Spis treści
Gruzję można zwiedzać na wiele sposobów. I pewnie każdy jest dobry. Samoloty tanich linii z Polski lądują w Kutaisi, więc najczęściej tutaj zaczyna się cała przygoda. Plan kilkudniowej wycieczki może wyglądać następująco:
- Kutaisi – jeśli ktoś koniecznie chce poznać miasto to jeden dzień w zupełności wystarczy. W mieście lub okolicach warto odwiedzić Katedrę Bagrati, Monastry Gelati, Klasztor Mocameta, i ruszyć dalej z miasto do Jaskini Prometeusza, kanionów Okatse oraz Martvili.
- Tbilisi – stolica jest przecudowna.
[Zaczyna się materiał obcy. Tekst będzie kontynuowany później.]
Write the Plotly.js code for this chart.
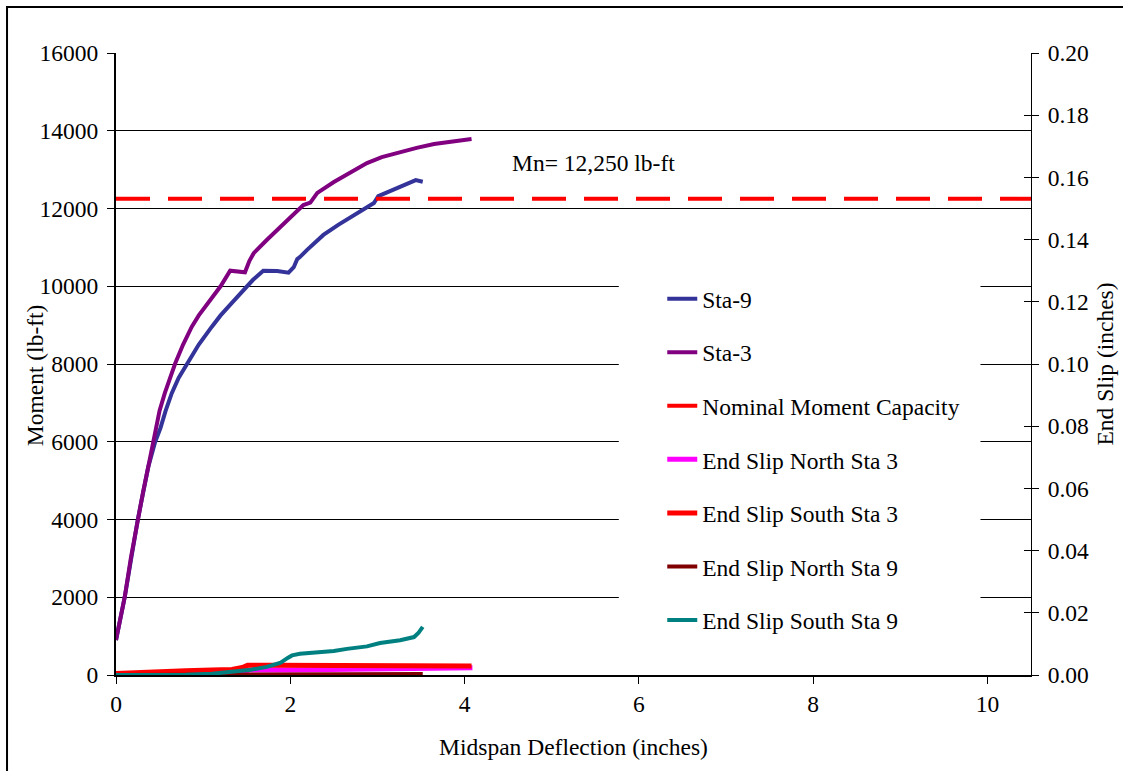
<!DOCTYPE html>
<html>
<head>
<meta charset="utf-8">
<script src="https://cdn.plot.ly/plotly-3.0.1.min.js"></script>
<style>
  html, body { margin: 0; padding: 0; background: #fff; }
  #chart { width: 1123px; height: 771px; }
</style>
</head>
<body>
<div id="chart"></div>
<script>
// Moment vs. midspan deflection (left axis)
const sta9X = [0.00, 0.10, 0.25, 0.37, 0.45, 0.51, 0.57, 0.64, 0.72, 0.82, 0.95, 1.10, 1.20, 1.33, 1.45, 1.57, 1.69, 1.85, 1.98, 2.04, 2.08, 2.11, 2.19, 2.38, 2.55, 2.69, 2.88, 2.96, 3.01, 3.14, 3.26, 3.44, 3.52];
const sta9Y = [900, 2000, 4000, 5350, 6000, 6350, 6800, 7250, 7650, 8020, 8500, 8960, 9250, 9570, 9850, 10160, 10400, 10390, 10350, 10490, 10700, 10750, 10930, 11320, 11580, 11780, 12040, 12140, 12320, 12440, 12550, 12730, 12690];

const sta3X = [0.00, 0.05, 0.10, 0.17, 0.25, 0.31, 0.37, 0.45, 0.50, 0.56, 0.62, 0.68, 0.77, 0.87, 0.95, 1.02, 1.10, 1.20, 1.31, 1.40, 1.48, 1.53, 1.58, 1.73, 1.90, 2.05, 2.15, 2.23, 2.31, 2.50, 2.70, 2.88, 3.05, 3.26, 3.45, 3.65, 3.85, 4.08];
const sta3Y = [900, 1450, 2000, 3000, 4000, 4700, 5350, 6300, 6800, 7250, 7650, 8020, 8500, 8960, 9250, 9470, 9720, 10000, 10400, 10390, 10360, 10650, 10850, 11190, 11550, 11850, 12090, 12150, 12400, 12680, 12950, 13170, 13320, 13450, 13560, 13660, 13730, 13790];

const nominalX = [0, 10.5];
const nominalY = [12250, 12250];
const nominalLabel = 'Mn= 12,250 lb-ft';

// End slip vs. midspan deflection (right axis)
const northSta3X = [0.00, 0.50, 1.00, 1.33, 1.50, 1.52, 2.00, 2.50, 3.00, 3.50, 3.70, 4.09];
const northSta3Y = [0.0001, 0.0003, 0.0005, 0.0007, 0.0012, 0.0016, 0.0016, 0.0017, 0.0017, 0.0018, 0.0021, 0.0023];

const southSta3X = [0.00, 0.20, 0.50, 0.80, 1.10, 1.33, 1.45, 1.51, 1.80, 2.20, 2.60, 3.00, 3.40, 3.70, 4.08];
const southSta3Y = [0.0005, 0.0008, 0.0011, 0.0014, 0.0016, 0.0018, 0.0024, 0.0031, 0.0031, 0.0030, 0.0030, 0.0029, 0.0031, 0.0030, 0.0029];

const northSta9X = [0.00, 1.00, 1.70, 1.73, 2.50, 3.00, 3.52];
const northSta9Y = [0.0000, 0.0000, 0.0001, 0.0003, 0.0003, 0.0003, 0.0003];

const southSta9X = [0.00, 0.50, 0.80, 1.10, 1.35, 1.55, 1.73, 1.89, 1.97, 2.02, 2.11, 2.27, 2.50, 2.65, 2.88, 3.03, 3.26, 3.42, 3.47, 3.52];
const southSta9Y = [0.0000, 0.0000, 0.0001, 0.0004, 0.0010, 0.0017, 0.0026, 0.0040, 0.0055, 0.0063, 0.0068, 0.0071, 0.0077, 0.0084, 0.0092, 0.0103, 0.0112, 0.0122, 0.0135, 0.0155];

const serif = "'Liberation Serif', 'Times New Roman', serif";
const fs = 23.5;

function line(name, x, y, color, axis, group, dash, width) {
  return {
    type: 'scatter', mode: 'lines', name: name, x: x, y: y, yaxis: axis,
    legendgroup: group,
    line: { color: color, width: width || 4, dash: dash || 'solid' },
    hoverinfo: 'skip'
  };
}

const traces = [
  line('Sta-9', sta9X, sta9Y, '#333399', 'y', 'g1'),
  line('Sta-3', sta3X, sta3Y, '#800080', 'y', 'g2'),
  line('Nominal Moment Capacity', nominalX, nominalY, '#FF0000', 'y', 'g3', '34px,18px'),
  line('End Slip North Sta 3', northSta3X, northSta3Y, '#FF00FF', 'y2', 'g4', null, 5),
  line('End Slip South Sta 3', southSta3X, southSta3Y, '#FF0000', 'y2', 'g5', null, 5),
  line('End Slip North Sta 9', northSta9X, northSta9Y, '#800000', 'y2', 'g6'),
  line('End Slip South Sta 9', southSta9X, southSta9Y, '#008080', 'y2', 'g7'),
  // carrier for the inner tick marks of the right axis
  { type: 'scatter', mode: 'lines', x: [null], y: [null], yaxis: 'y3', showlegend: false, hoverinfo: 'skip' }
];

const layout = {
  width: 1123, height: 771,
  margin: { l: 116, r: 92, t: 53, b: 96 },
  paper_bgcolor: '#fff', plot_bgcolor: '#fff',
  font: { family: serif, size: fs, color: '#000' },
  showlegend: true,
  legend: {
    x: 0.597, y: 0.64, xanchor: 'left', yanchor: 'top',
    bgcolor: 'rgba(255,255,255,0)', borderwidth: 0,
    font: { family: serif, size: fs, color: '#000' },
    traceorder: 'grouped', tracegroupgap: 20
  },
  xaxis: {
    range: [0, 10.5], dtick: 2, tick0: 0,
    showgrid: false, zeroline: false,
    showline: true, linecolor: '#000', linewidth: 2,
    ticks: 'outside', ticklen: 7, tickcolor: '#000', tickwidth: 1,
    tickfont: { family: serif, size: fs },
    title: { text: 'Midspan Deflection (inches)', font: { family: serif, size: fs }, standoff: 22 }
  },
  yaxis: {
    range: [0, 16000], dtick: 2000, tick0: 0, tickformat: 'd',
    showgrid: true, gridcolor: '#000', gridwidth: 1,
    zeroline: false,
    showline: true, linecolor: '#000', linewidth: 2,
    ticks: 'outside', ticklen: 7, tickcolor: '#000', tickwidth: 1,
    ticklabelstandoff: 4,
    tickfont: { family: serif, size: fs }
  },
  yaxis2: {
    overlaying: 'y', side: 'right',
    range: [0, 0.2], dtick: 0.02, tick0: 0, tickformat: '.2f',
    showgrid: false, zeroline: false,
    showline: true, linecolor: '#000', linewidth: 1,
    ticks: 'outside', ticklen: 7, tickcolor: '#000', tickwidth: 1,
    ticklabelstandoff: 4,
    tickfont: { family: serif, size: fs },
    title: { text: 'End Slip (inches)', font: { family: serif, size: fs }, standoff: 8 }
  },
  yaxis3: {
    overlaying: 'y', side: 'right',
    range: [0, 0.2], dtick: 0.02, tick0: 0,
    showgrid: false, zeroline: false, showline: false,
    ticks: 'inside', ticklen: 7, tickcolor: '#000', tickwidth: 1,
    showticklabels: false
  },
  annotations: [
    {
      xref: 'x', yref: 'y', x: 5.48, y: 13170,
      text: nominalLabel, showarrow: false,
      font: { family: serif, size: fs, color: '#000' }
    },
    // left axis title, placed close to the tick labels
    {
      xref: 'paper', yref: 'paper', x: -0.0885, y: 0.482,
      xanchor: 'center', yanchor: 'middle', textangle: -90,
      text: 'Moment (lb-ft)', showarrow: false,
      font: { family: serif, size: fs, color: '#000' }
    }
  ],
  shapes: [
    // clear panel behind the legend
    { type: 'rect', layer: 'between', xref: 'x', yref: 'y',
      x0: 5.77, x1: 9.92, y0: 900, y1: 10200,
      fillcolor: '#fff', line: { width: 0 } },
    // outer chart frame
    { type: 'rect', layer: 'above', xref: 'paper', yref: 'paper',
      x0: -0.1191, x1: 1.12, y0: -0.17, y1: 1.074,
      fillcolor: 'rgba(0,0,0,0)', line: { color: '#000', width: 2 } }
  ]
};

Plotly.newPlot('chart', traces, layout, { displayModeBar: false, staticPlot: true });
</script>
</body>
</html>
Masa tu miejsc z wielowiekową historią i sporo przykładów nowoczesnej architektury. Cerkwie, kościoły ormiańskie, meczet i synagoga. Sporo polskich akcentów, jeśli ktoś czegoś takiego szuka. Wspaniałe jedzenie w knajpach i kąpiele w łaźniach siarkowych.
- Gruzińska Droga Wojenna – od zbiornika Zhanvali, wzdłuż rzegi Aragvi, twierdza Ananuri, Pomnik Przyjaźni Gruzińsko-Rosyjskiej, Przełęcz Krzyżowa Cimnda Sameba aż po ośnieżone zbocza góry Kazbek. Wspaniałe widoki.
Podróżowanie po Gruzji
Wewnątrz kraju podróżować można na wiele sposobów. W miastach – jak Tbilisi i Kutaisi – funkcjonuje komunikacja miejsca. Świetną robotę robią marszrutki – busy w różnym standardzie, kursujące na znanych trasach.
Ofertę uzupełniają autobusy i pociągi. Jak dojechać z Kutaisi o Tibilisi? Wszystkie metody są dobre, ale dobry bilans ceny oraz komfortu zapewniają autokary i pociąg. Przejazd tym ostatnim nie jest najszybszy, ale jest to przygoda sama w sobie.
Kuchnia gruzińska
Kuchnia jest częścią tożsamości Gruzinów. I tyle w temacie. Nie ma sensu się rozpisywać na temat jedzenia, które jest pyszne.
Psy na ulicach (i nie tylko psy)
W Gruzji bezpańskie psy szwendają się wszędzie. W czasie upałów leżą jak nieżywe na ulicach, chodnikach, skwerach. Są nieszkodliwe, ale gdy któryś zwróci uwagę na osobę idącą, to zaraz dołączają drugi, trzeci, być może kolejny.
Część z nich ma porozrywane lub ucięte uszy. Być może tak jest za sprawą kolczyków, którymi się te zwierzęta czipuje, a może jest prawda, w tym, że jest problem z wilkami, które zazwyczaj startują do uszu.
Na ulicach Gruzji – także na szosach szybkiego ruchu – spotkać też można krowy, świnie, osły, konie, owce. Nikt nie może być pewien, co zza zakręty wyskoczy. Krowy – nawet stadami – często stoją bez ruchu. Kierowcy mijają je bardzo blisko nawet na dużej prędkości (zobacz jak to się robi w Kutaisi).